A bigger issue than the timing of exit is the question of what sort of trade arrangement the Brexit side actually wants. Some seem to want access to the single market in the manner of Norway and Iceland. Nevertheless, economic area membership (EEA) also means accepting the free movement of people into Britain – which is intensely opposed by many Brexit supporters. Others favor a deal with Europe under the World Trade Organization framework. This is how China and the US currently trade with the EU and it would not require any complex negotiations. This arrangement would enable Britain to do away with EU regulation and close its borders to immigration from Europe. But this would also imply that UK exporters will face the EU’s common external tariff.

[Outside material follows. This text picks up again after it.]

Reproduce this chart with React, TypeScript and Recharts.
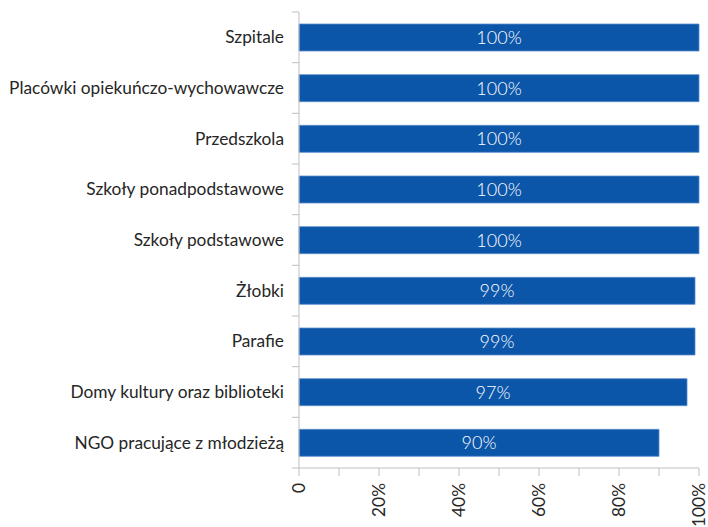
import React from "react";
import { BarChart, Bar, XAxis, YAxis, LabelList } from "recharts";

const categories = [
  "Szpitale",
  "Placówki opiekuńczo-wychowawcze",
  "Przedszkola",
  "Szkoły ponadpodstawowe",
  "Szkoły podstawowe",
  "Żłobki",
  "Parafie",
  "Domy kultury oraz biblioteki",
  "NGO pracujące z młodzieżą",
];
const values = [100, 100, 100, 100, 100, 99, 99, 97, 90];
const xTicks = [0, 10, 20, 30, 40, 50, 60, 70, 80, 90, 100];
const xTickLabels: Record<number, string> = { 0: "0", 20: "20%", 40: "40%", 60: "60%", 80: "80%", 100: "100%" };

const data = categories.map((name, i) => ({ name, value: values[i] }));

const W = 708;
const H = 527;
const TOP = 12;
const XAXIS_H = 59;
const BAND = (H - TOP - XAXIS_H) / categories.length;
const FONT = "Lato, 'Open Sans', sans-serif";
const AXIS_COLOR = "#bfbfbf";

const YTick = (props: any) => {
  const { x, y, payload, index } = props;
  return (
    <g>
      <line x1={x - 7} x2={x} y1={y - BAND / 2} y2={y - BAND / 2} stroke={AXIS_COLOR} />
      {index === categories.length - 1 && (
        <line x1={x - 7} x2={x} y1={y + BAND / 2} y2={y + BAND / 2} stroke={AXIS_COLOR} />
      )}
      <text x={x - 15} y={y} dy="0.35em" textAnchor="end" fill="#262626" fontSize={17.3} fontFamily={FONT}>
        {payload.value}
      </text>
    </g>
  );
};

const XTick = (props: any) => {
  const { x, y, payload } = props;
  const label = xTickLabels[payload.value];
  if (label === undefined) return null;
  return (
    <g transform={`translate(${x},${y})`}>
      <text transform="rotate(-90)" x={-7} y={0} dy="0.35em" textAnchor="end" fill="#262626" fontSize={17.3} fontFamily={FONT}>
        {label}
      </text>
    </g>
  );
};

export default function App() {
  return (
    <div style={{ position: "absolute", left: 0, top: 0, width: W, height: H, background: "#fff" }}>
      <BarChart
        width={W}
        height={H}
        data={data}
        layout="vertical"
        margin={{ top: TOP, right: 9, bottom: 0, left: 0 }}
        barSize={27}
      >
        <XAxis
          type="number"
          domain={[0, 100]}
          ticks={xTicks}
          interval={0}
          height={XAXIS_H}
          stroke={AXIS_COLOR}
          tickSize={8}
          tickMargin={0}
          tick={<XTick />}
        />
        <YAxis
          type="category"
          dataKey="name"
          width={299}
          stroke={AXIS_COLOR}
          tickLine={false}
          tickSize={0}
          tickMargin={0}
          interval={0}
          tick={<YTick />}
        />
        <Bar dataKey="value" fill="#0c56a9" stroke="#5a8ccc" strokeWidth={0.8} isAnimationActive={false}>
          <LabelList
            dataKey="value"
            position="center"
            fill="#ffffff"
            fontSize={18}
            fontWeight={300}
            fontFamily={FONT}
            formatter={(v: any) => `${v}%`}
          />
        </Bar>
      </BarChart>
    </div>
  );
}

Almost all depends on what assumption one makes about how post-Brexit trade deal with Europe would be concluded. "Oxford Economics modeled this scenario and assumed a relative 7 per cent fall in trade volumes over 30 years. The London School of Economics’ Centre for Economic Performance calculates that the long-term costs to Britain of lower trade with the EU could be as high as 9.5 per cent of GDP. Leave campaign-supporting economists have not done much detailed modelling. But one study by Patrick Minford of Cardiff University shows a boost to GDP growth by 2020 on the basis of Britain dismantling all tariffs unilaterally post-Brexit. Under Minford’s assumptions this is great boon to some sectors of the economy which benefit from cheaper imports. But as Minford himself admits, this approach implies catastrophic damage to many exporting firms.” 
In this scenario many large companies will prefer to set up shop in the country of interest and manufacture domestically to take advantage of tax incentives and whatever other advantage they can extract from the hosting country for job creation. Of course, this exactly the direction US manufacturing took with respect to China and other countries and exported jobs to countries where labor is cheaper.